JOB |
Copy out every line containing the word "with".

LISTED RECORDS |
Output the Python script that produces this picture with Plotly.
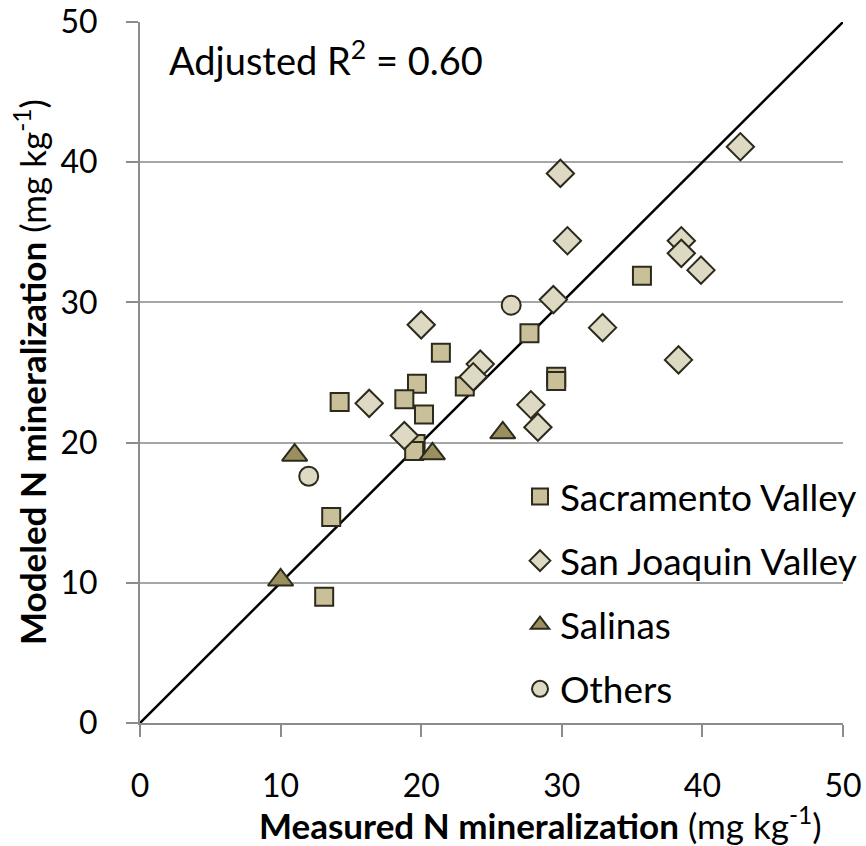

==

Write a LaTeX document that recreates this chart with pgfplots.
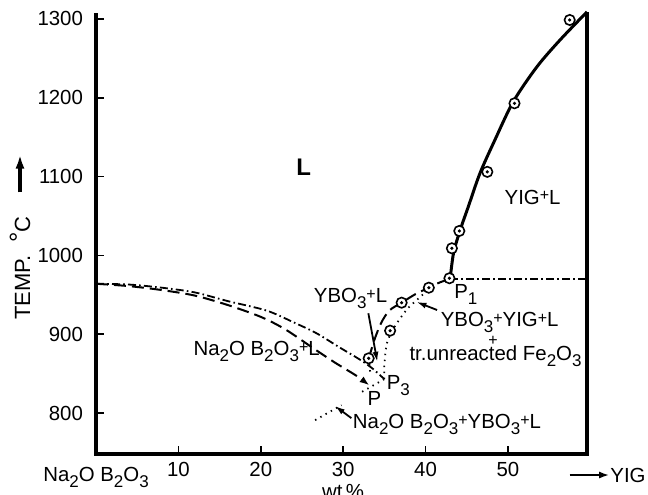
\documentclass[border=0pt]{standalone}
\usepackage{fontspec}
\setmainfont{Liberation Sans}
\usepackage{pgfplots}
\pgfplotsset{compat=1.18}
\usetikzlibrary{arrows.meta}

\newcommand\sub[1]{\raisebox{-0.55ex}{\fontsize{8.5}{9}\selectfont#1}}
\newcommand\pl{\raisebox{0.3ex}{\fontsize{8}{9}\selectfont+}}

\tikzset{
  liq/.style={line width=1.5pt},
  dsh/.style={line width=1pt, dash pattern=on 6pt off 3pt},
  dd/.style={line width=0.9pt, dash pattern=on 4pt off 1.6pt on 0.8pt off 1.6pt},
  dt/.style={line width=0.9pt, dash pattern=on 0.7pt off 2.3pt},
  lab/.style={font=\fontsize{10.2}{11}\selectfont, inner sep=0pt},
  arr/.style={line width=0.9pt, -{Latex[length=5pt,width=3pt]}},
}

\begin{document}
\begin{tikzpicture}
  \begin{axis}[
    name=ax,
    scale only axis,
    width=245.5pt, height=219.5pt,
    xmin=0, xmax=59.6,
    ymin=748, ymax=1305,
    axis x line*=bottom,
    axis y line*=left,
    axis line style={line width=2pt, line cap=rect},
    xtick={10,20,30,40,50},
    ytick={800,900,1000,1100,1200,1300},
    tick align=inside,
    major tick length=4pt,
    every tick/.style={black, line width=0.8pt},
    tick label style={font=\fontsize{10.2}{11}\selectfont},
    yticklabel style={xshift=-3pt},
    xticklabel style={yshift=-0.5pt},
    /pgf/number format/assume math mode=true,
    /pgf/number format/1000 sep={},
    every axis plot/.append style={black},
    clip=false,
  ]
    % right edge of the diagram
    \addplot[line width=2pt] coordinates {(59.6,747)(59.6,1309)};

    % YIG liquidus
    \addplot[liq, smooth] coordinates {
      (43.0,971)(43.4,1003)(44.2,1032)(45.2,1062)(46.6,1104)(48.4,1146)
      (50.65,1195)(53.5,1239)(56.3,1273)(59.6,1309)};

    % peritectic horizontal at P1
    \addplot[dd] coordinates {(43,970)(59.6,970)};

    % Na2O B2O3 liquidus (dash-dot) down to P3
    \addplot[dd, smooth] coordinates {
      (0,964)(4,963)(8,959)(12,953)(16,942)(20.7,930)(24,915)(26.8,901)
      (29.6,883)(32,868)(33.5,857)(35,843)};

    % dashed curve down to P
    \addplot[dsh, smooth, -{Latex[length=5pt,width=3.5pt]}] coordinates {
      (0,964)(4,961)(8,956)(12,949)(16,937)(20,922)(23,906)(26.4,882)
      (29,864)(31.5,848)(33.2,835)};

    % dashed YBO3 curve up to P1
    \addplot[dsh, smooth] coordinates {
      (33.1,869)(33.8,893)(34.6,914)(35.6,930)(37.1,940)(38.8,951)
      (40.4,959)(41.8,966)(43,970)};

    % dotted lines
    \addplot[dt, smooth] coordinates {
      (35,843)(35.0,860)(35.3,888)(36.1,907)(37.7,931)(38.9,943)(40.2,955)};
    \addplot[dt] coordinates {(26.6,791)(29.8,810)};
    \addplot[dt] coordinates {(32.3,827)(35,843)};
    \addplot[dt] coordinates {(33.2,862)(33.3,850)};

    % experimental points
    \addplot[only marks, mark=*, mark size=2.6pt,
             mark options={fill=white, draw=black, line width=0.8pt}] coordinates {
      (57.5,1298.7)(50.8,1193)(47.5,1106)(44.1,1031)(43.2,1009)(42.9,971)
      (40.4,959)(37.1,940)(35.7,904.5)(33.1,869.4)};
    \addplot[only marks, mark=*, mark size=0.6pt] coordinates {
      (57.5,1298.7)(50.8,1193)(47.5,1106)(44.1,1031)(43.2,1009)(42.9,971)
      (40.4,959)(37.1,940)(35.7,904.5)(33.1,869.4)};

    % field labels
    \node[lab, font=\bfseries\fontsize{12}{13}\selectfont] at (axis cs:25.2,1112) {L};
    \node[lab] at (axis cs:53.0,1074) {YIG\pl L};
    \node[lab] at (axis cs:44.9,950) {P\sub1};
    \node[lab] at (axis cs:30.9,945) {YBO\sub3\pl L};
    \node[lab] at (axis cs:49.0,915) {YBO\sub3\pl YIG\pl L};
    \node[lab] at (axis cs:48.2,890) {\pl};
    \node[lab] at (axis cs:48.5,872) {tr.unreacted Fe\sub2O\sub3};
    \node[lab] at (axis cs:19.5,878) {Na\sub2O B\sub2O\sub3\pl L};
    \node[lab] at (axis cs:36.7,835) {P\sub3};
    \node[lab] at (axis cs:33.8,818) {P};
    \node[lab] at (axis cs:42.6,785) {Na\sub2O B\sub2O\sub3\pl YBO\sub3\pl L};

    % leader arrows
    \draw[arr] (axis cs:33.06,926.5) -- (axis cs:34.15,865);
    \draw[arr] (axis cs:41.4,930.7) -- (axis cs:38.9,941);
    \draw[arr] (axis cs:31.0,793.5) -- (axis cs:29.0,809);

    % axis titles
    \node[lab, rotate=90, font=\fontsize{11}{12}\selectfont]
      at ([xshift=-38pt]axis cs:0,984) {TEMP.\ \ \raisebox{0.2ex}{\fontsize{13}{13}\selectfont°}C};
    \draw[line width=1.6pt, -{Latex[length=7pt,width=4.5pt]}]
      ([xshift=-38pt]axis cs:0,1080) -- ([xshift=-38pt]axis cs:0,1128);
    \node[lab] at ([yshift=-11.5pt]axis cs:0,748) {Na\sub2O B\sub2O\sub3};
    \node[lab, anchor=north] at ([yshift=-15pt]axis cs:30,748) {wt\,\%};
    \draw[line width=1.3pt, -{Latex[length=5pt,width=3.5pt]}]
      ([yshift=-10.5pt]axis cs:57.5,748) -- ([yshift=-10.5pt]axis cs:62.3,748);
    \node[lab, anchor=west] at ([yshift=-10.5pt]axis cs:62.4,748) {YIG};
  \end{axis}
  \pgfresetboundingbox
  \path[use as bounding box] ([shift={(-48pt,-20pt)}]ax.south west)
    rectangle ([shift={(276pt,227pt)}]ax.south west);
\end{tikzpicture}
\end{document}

SOLUTION TO THIS TASK |
Output the Python script that produces this picture with Plotly.
Write a LaTeX document that recreates this chart with pgfplots.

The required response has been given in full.